The coldest air of the season is spreading frigid temperatures south and east across the country, along with some heavy snow.
Wind chills are now below zero from the Northern Plains to the Great Lakes. Some places are more than 20 or even 30 below. That cold air is fueling lake-effect snow, making driving conditions dangerous.
People are being warned to stay off the roads if you can, and if you have to drive, go slow, reports CBS news correspondent Demarco Morgan from Adams, New York.
A camera captured the moment the lake-effect snow barreled into Buffalo, New York. The storm brought along some rare thundersnow. Strong winds reduced visibility to zero, making driving even more dangerous.
A few good Samaritans helped one driver whose car struggled with the heavy buildup.
Bruce Roeme has been operating a snow plow in Jefferson County for about five years. He said dealing with lake-effect snow can be like playing a never-ending game of catch-up.
“You get your roads cleared up and removed from snow and ice and then another band comes through and you’re right back to square one starting over again,” Roeme said.
Another major challenge is impatient drivers.
“People will try to pass a plow vehicle and we’ll find them in a ditch after they’ve passed us,” Roeme said.
Jefferson County Sheriff Lt. Calvin Amann said the nature of these storms make them especially dangerous to drivers.
“It’s a clear sunny day out, and then you hit the lake-effect bad and the visibility is zero and it’ll change just like that,” Amann said.

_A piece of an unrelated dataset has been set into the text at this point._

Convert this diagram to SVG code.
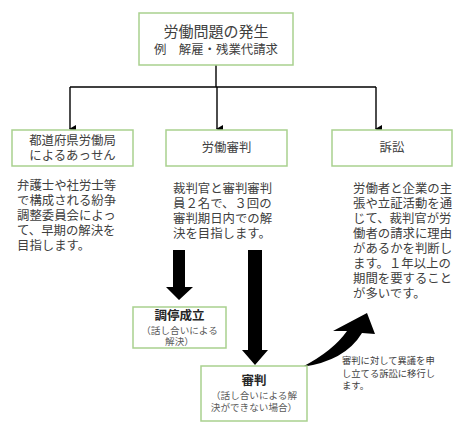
<svg xmlns="http://www.w3.org/2000/svg" width="465" height="432" viewBox="0 0 465 432">
<style>
  text { font-family: "Noto Sans CJK JP", "Noto Sans", sans-serif; fill: #404040; }
  .box { fill: #ffffff; stroke: #a9d18e; stroke-width: 1.5; }
  .c { text-anchor: middle; }
  .t13 { font-size: 12.4px; }
  .b { font-weight: bold; font-size: 12.5px; fill: #262626; }
  .s { font-size: 9.6px; fill: #595959; }
  .ann { font-size: 9.3px; fill: #404040; }
  .line { fill: none; stroke: #000; stroke-width: 1.4; }
  .big { fill: #000; }
</style>
<defs>
  <marker id="ah" markerWidth="8" markerHeight="8" refX="4" refY="7" orient="auto" markerUnits="userSpaceOnUse" viewBox="0 0 8 8">
    <path d="M0,1 L8,1 L4,8 Z" fill="#000"/>
  </marker>
</defs>
<rect width="465" height="432" fill="#ffffff"/>

<g id="connectors">
  <path class="line" d="M216,65 V87"/>
  <path class="line" d="M70,87 H376"/>
  <path class="line" d="M70,87 V129" marker-end="url(#ah)"/>
  <path class="line" d="M217,87 V129" marker-end="url(#ah)"/>
  <path class="line" d="M376,87 V129" marker-end="url(#ah)"/>
  <path class="big" d="M173,250 H185 V287 H193 L179,300 L166,287 H173 Z"/>
  <path class="big" d="M248,250 H262 V350 H268 L255,365 L242,350 H248 Z"/>
  <path class="big" d="M302,367 Q333,351 347,331 L333,331 L367,313 L375,334 L362,333 Q345,361 302,367 Z"/>
</g>

<g id="node-top">
  <rect class="box" x="139" y="13" width="154" height="52"/>
  <text class="c" x="216" y="37.4" style="font-size:15px">労働問題の発生</text>
  <text class="c t13" x="216" y="53.5">例　解雇・残業代請求</text>
</g>

<g id="node-assen">
  <rect class="box" x="12" y="130" width="121" height="36"/>
  <text class="c t13" x="72.5" y="144.5">都道府県労働局<tspan x="72.5" dy="15">によるあっせん</tspan></text>
</g>

<g id="node-shinpan">
  <rect class="box" x="166" y="130" width="121" height="36"/>
  <text class="c t13" x="226.5" y="151.5">労働審判</text>
</g>

<g id="node-sosho">
  <rect class="box" x="332" y="130" width="120" height="36"/>
  <text class="c t13" x="392" y="151.5">訴訟</text>
</g>

<g id="desc-assen">
  <text class="t13" x="17" y="189.5">弁護士や社労士等<tspan x="17" dy="15">で構成される紛争</tspan><tspan x="17" dy="15">調整委員会によっ</tspan><tspan x="17" dy="15">て、早期の解決を</tspan><tspan x="17" dy="15">目指します。</tspan></text>
</g>

<g id="desc-shinpan">
  <text class="t13" x="173" y="192.5">裁判官と審判審判<tspan x="173" dy="15">員２名で、３回の</tspan><tspan x="173" dy="15">審判期日内での解</tspan><tspan x="173" dy="15">決を目指します。</tspan></text>
</g>

<g id="desc-sosho">
  <text class="t13" x="353" y="192.5">労働者と企業の主<tspan x="353" dy="15">張や立証活動を通</tspan><tspan x="353" dy="15">じて、裁判官が労</tspan><tspan x="353" dy="15">働者の請求に理由</tspan><tspan x="353" dy="15">があるかを判断し</tspan><tspan x="353" dy="15">ます。１年以上の</tspan><tspan x="353" dy="15">期間を要すること</tspan><tspan x="353" dy="15">が多いです。</tspan></text>
</g>

<g id="node-chotei">
  <rect class="box" x="133" y="307" width="93" height="41"/>
  <text class="c b" x="179.5" y="319.5">調停成立</text>
  <text class="c s" x="179.5" y="333.5">（話し合いによる<tspan x="179.5" dy="11">解決）</tspan></text>
</g>

<g id="node-shinpan-result">
  <rect class="box" x="201" y="366" width="106" height="55"/>
  <text class="c b" x="254" y="384.5">審判</text>
  <text class="c s" x="254" y="398.5">（話し合いによる解<tspan x="254" dy="12">決ができない場合）</tspan></text>
</g>

<g id="annotation">
  <text class="ann" x="342" y="364.4">審判に対して異議を申<tspan x="342" dy="12.3">し立てる訴訟に移行し</tspan><tspan x="342" dy="12.3">ます。</tspan></text>
</g>
</svg>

The lake-effect snow warning is in effect for Adams until 1:00 local time Friday morning. There will be a wind chill advisory Thursday night as well, meaning people will have to handle brutal cold on top of all of this snow.
And in Portland, Oregon, schools and businesses are closed after a rare snowstorm crippled the city. Parts of Oregon received more than a foot of snow Wednesday, reports Brent Weisberg of CBS News affiliate KOIN-TV.
The treacherous driving conditions resulted in one 10-car pileup in Portland. Even SUVs with snow tires ended up sandwiched in between each other.
Thousands of people were stuck for hours along streets and highways Wednesday as the storm brought the city to a grinding halt. Icy roads left many cars skidding or unable to move at all.
The Oregon Department of Transportation rarely uses salt to de-ice the roads because of environmental concerns. The slick conditions caused dozens of accidents. Video captured one school bus as it crashed into a parked car. And hundreds of students were stranded at school or on buses for hours after classes ended, because of heavy traffic jams.
Outside the city, at least three avalanches were reported, shutting down Highway 20 near a popular ski resort. Further south in Bend, Oregon, more than a foot of snow fell by nightfall, creating near whiteout conditions. Dozens of cars and tractor trailers got trapped in snowbanks along Highway 97.
A few good Samaritans showed up to help one stranded driver. And one moving van had to be towed so it wouldn’t be stuck for the night.